MLEs for shifted exponential distribution: what am I doing wrong and how do I calculate them? I have the i.i.d. exponential random variables $X_1, \dots, X_n$ with the density functions
$$f(x; \sigma, \tau)=
\begin{cases}
 \dfrac{1}{\sigma} e^{-(x - \tau)/\sigma} &\text{if}\, x\geq \tau\\
      0 &\text{otherwise}
\end{cases}$$
I want to calculate the maximum likelihood estimators for $\sigma$ and $\tau$. I calculate the likelihood as
$$L(\sigma \mid \mathbf{x}) = \prod_{i = 1}^n f(x_i; \sigma, \tau)\mathbf{1}_{x \ge \tau} = \prod_{i = 1}^n \dfrac{1}{\sigma} \exp{ \left\{ -\left( \dfrac{x_i - \tau}{\sigma} \right) \right\} }\mathbf{1}_{x \ge \tau} = \dfrac{1}{\sigma^n} \exp{ \left\{ -\left( \dfrac{\sum_{i = 1}^n x_i - \tau}{\sigma} \right) \right\} }\mathbf{1}_{x \ge \tau}$$
So now to find the MLEs, we just calculate $\dfrac{\partial{L}}{\partial{\sigma}} = 0$ and $\dfrac{\partial{L}}{\partial{\tau}} = 0$, right?
$\dfrac{\partial{L}}{\partial{\sigma}} = \dfrac{-\exp{ \left\{ -\left( \dfrac{ \sum_{i = 1}^n x_i + \tau}{\sigma} \right) \right\} } (-y - d) - n\exp{ \left\{ -\left( \dfrac{ \sum_{i = 1}^n x_i + \tau}{\sigma} \right) \right\} } (\sigma)}{x^{2 + n}} = 0$
I strongly suspect that I'm doing this incorrectly. Can someone please show me what I'm doing incorrectly and how we actually calculate these two MLE?
 A: Your likelihood function is
${L}=\frac{1}{\sigma^{n}} \exp\left\{\frac{-\sum_{i=1}^{n}\left(x_{i}-\tau\right)}{\sigma}\right\}1_{\min\left\{x_{i}\right\}\geq \tau}$
where we used that $\prod_{i=1}^{n}1_{x_{i}\geq\tau}=1_{\min\left\{x_{i}\right\}\geq \tau}$.
First, let's find the MLE of $\tau$. Notice that $L$ is increasing in $\tau$ for $\min\left\{x_{i}\right\}\geq \tau$. Therefore, the value of $\tau$ that maximizes the likelihood function is $\tau^{MLE}=\min\left\{x_{i}\right\}$, because if $\tau>\min\left\{x_{i}\right\}$ the $L=0$.
Now let's turn to the MLE estimator of $\sigma$. A useful tool is to maximize the log-likelihood instead of the likelihood.

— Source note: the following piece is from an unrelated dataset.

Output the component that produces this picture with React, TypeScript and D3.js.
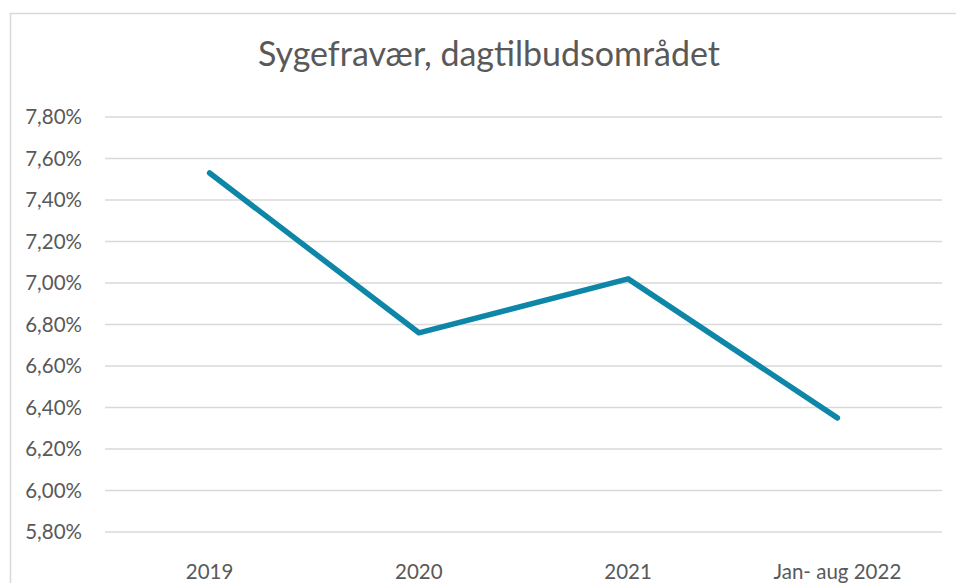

Since it is a monotonic transformation then the value of $\sigma$ that maximizes $L$ is the same that the one that maximizes $\log L$. The log likelihood for $\min\left\{x_{i}\right\}\geq \tau$ (because of our previous discussion) is
$
\log L = -n\log \sigma - \frac{\sum_{i=1}^{n}\left(x_{i}-\tau\right)}{\sigma}$
Taking the derivative:
$
\frac{\partial \log L}{\partial\sigma}=0\implies \sigma^{MLE}=\frac{\sum_{i=1}^{n}\left(x_{i}-\tau\right)}{n}$
Since $\sigma^{MLE}$ depends on $\tau$ which is unkown it is frequent to replace $\tau$ with $\tau^{MLE}$. This is called the plug-in principle. Therefore, the MLE estimates for $\tau$ and $\sigma$ are:
$
\tau^{MLE}=\min\left\{x_{i}\right\}\qquad \sigma^{MLE}=\frac{\sum_{i=1}^{n}\left(x_{i}-\min\left\{x_{i}\right\}\right)}{n}$
Now to your final question of whether these estimates are unbiased or not. You can easily check that $\tau^{MLE}$ is not unbiased. Intuitively: if you took many samples the minimum will be on avarege above $\tau$. For $\sigma$, if $\tau^{MLE}$ was unbiased then it would be a direct result that $\sigma^{MLE}$ is unbiased, since it is just the sample mean. However, because $\tau^{MLE}$ is biased then $\sigma^{MLE}$ will also be biased.